個人的には、一つの狙い筋にも、決定打になるときと、そうでもないときがあることがあるという奥深い事実を藤井七段のおかげで学べたのですが、それも澤田六段との対局のおかげでこの筋が強く印象に残っていたおかげであると感じています。
朝日杯の藤井-澤田戦のおかげで、その後の藤井七段の将棋をさらにドラマティックなものに感じることができているような気がして、鳥肌が立ちます。
現在、斎藤七段と中村王座の王座戦5番勝負が行われていますが、その斎藤七段は、藤井七段に準決勝で勝ち、さらにその後渡辺棋王にかって王座戦挑戦者になったのでした。
つまり、王座戦挑戦者決定トーナメントで藤井七段は、あと2勝タイトル挑戦というところまで来ていました。
藤井七段は、屋敷九段から2勝目をあげ、さらに深浦九段へのリベンジを果たしての準決勝進出でした。
その藤井七段の王座戦本戦での活躍の背景にも、森一門との対局がありました。
藤井七段は、王座戦2次予選の第5ブロックで優勝して王座戦挑戦者決定トーナメントに進出したのですが、その2次予選の決勝の相手が糸谷哲郎八段だったのです。
順位戦B級1組で首位の成績をとり、A級への昇級を決めた元竜王相手に、藤井六段(当時)は、持ち前の終盤力を発揮して、解説者にとっても難解な局面から勝ち切りました。
この出来事には、単に挑戦者決定トーナメント進出というだけでなく、藤井六段(当時)が近いうちにタイトルを可能性が現実味を帯びてきた、というような意味もあったと思います。
いかがでしたか?
今回は、森信雄七段の弟子たちと藤井聡太七段との公式戦12戦について情報をまとめました。

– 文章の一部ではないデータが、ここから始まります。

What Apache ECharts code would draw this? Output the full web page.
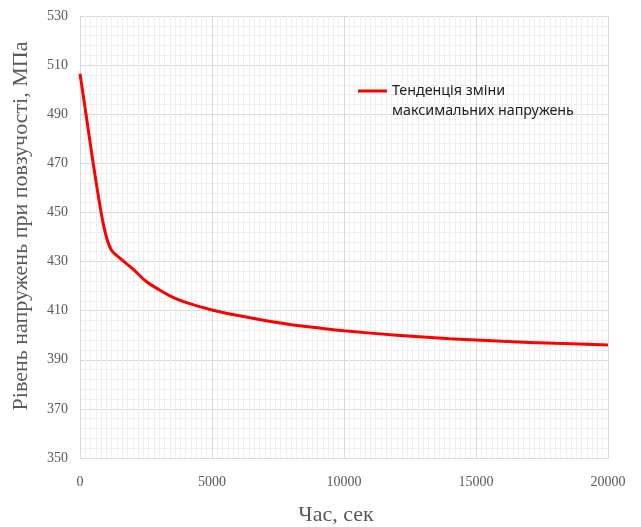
<!DOCTYPE html>
<html>
<head>
<meta charset="utf-8">
<script src="https://cdn.jsdelivr.net/npm/echarts@6/dist/echarts.min.js"></script>
<style>
html,body{margin:0;padding:0;background:#fff;}
#chart{width:641px;height:527px;}
</style>
</head>
<body>
<div id="chart"></div>
<script>
// Data
var timeSec = [0, 200, 500, 800, 1000, 1200, 1500, 2000, 2500, 3000, 3500, 4000, 5000, 6000, 7000, 8000, 9000, 10000, 12000, 14000, 16000, 18000, 20000];
var stressMPa = [506.5, 492, 470, 450, 440, 434.5, 431.5, 427, 422, 418.5, 415.5, 413.4, 410.3, 408, 406, 404.3, 403, 401.8, 400, 398.6, 397.5, 396.7, 396];
var seriesName = 'Тенденція зміни\nмаксимальних напружень';
var xName = 'Час, сек';
var yName = 'Рівень напружень при повзучості, МПа';

var points = timeSec.map(function (t, i) { return [t, stressMPa[i]]; });

var chart = echarts.init(document.getElementById('chart'), null, {renderer: 'canvas'});
chart.setOption({
  animation: false,
  backgroundColor: '#ffffff',
  grid: {left: 80, right: 33, top: 16, bottom: 69, outerBoundsMode: 'none', containLabel: false},
  legend: {
    show: true,
    left: 353,
    top: 76,
    itemWidth: 29,
    itemHeight: 34,
    itemGap: 5,
    icon: 'path://M0,5.5L29,5.5L29,8.5L0,8.5Z M0,0L0.01,0L0.01,0.01Z M0,34L0.01,34L0.01,34.01Z',
    textStyle: {
      fontFamily: 'Noto Sans',
      fontSize: 14.3,
      color: '#222222',
      lineHeight: 20
    },
    data: [{name: seriesName, itemStyle: {color: '#ff0000'}}]
  },
  xAxis: {
    type: 'value',
    min: 0,
    max: 20000,
    interval: 5000,
    name: xName,
    nameLocation: 'middle',
    nameGap: 46,
    nameTextStyle: {fontFamily: 'Liberation Serif', fontSize: 22, color: '#595959', padding: [0, 16, 0, 0]},
    axisLine: {show: true, lineStyle: {color: '#d9d9d9', width: 1}},
    axisTick: {show: false},
    axisLabel: {fontFamily: 'Liberation Serif', fontSize: 14, color: '#595959', margin: 17,
      formatter: function (v) { return String(v); }},
    splitLine: {show: true, lineStyle: {color: '#d9d9d9', width: 1}},
    minorTick: {show: false, splitNumber: 25},
    minorSplitLine: {show: true, lineStyle: {color: '#efefef', width: 1}}
  },
  yAxis: {
    type: 'value',
    min: 350,
    max: 530,
    interval: 20,
    name: yName,
    nameLocation: 'middle',
    nameGap: 48,
    nameTextStyle: {fontFamily: 'Liberation Serif', fontSize: 22, color: '#595959', padding: [0, 0, 0, 22]},
    axisLine: {show: true, lineStyle: {color: '#d9d9d9', width: 1}},
    axisTick: {show: false},
    axisLabel: {fontFamily: 'Liberation Serif', fontSize: 14, color: '#595959', margin: 12,
      formatter: function (v) { return String(v); }},
    splitLine: {show: true, lineStyle: {color: '#d9d9d9', width: 1}},
    minorTick: {show: false, splitNumber: 5},
    minorSplitLine: {show: true, lineStyle: {color: '#efefef', width: 1}}
  },
  series: [{
    name: seriesName,
    type: 'line',
    data: points,
    smooth: 0.3,
    showSymbol: false,
    symbol: 'none',
    lineStyle: {color: '#ff0000', width: 3},
    itemStyle: {color: '#ff0000'}
  }]
});
</script>
</body>
</html>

また、その12戦の一部について、藤井七段の軌跡の中で重要だったと思われる対局がそれだったかについても書きました。
今後も森一門と藤井七段は、よきライバル同士として戦っていくことでしょう。
きっとまた劇的な展開が生じることになると思いますので、注目していきたいですね。
森門下vs藤井七段の今度の舞台は、どの他の棋戦になるか?楽しみにしておきたいところです。
森一門で叡王戦にまだ勝ち残っている棋士もいるようですので、もしかしたら叡王戦が舞台になるかもしれませんね。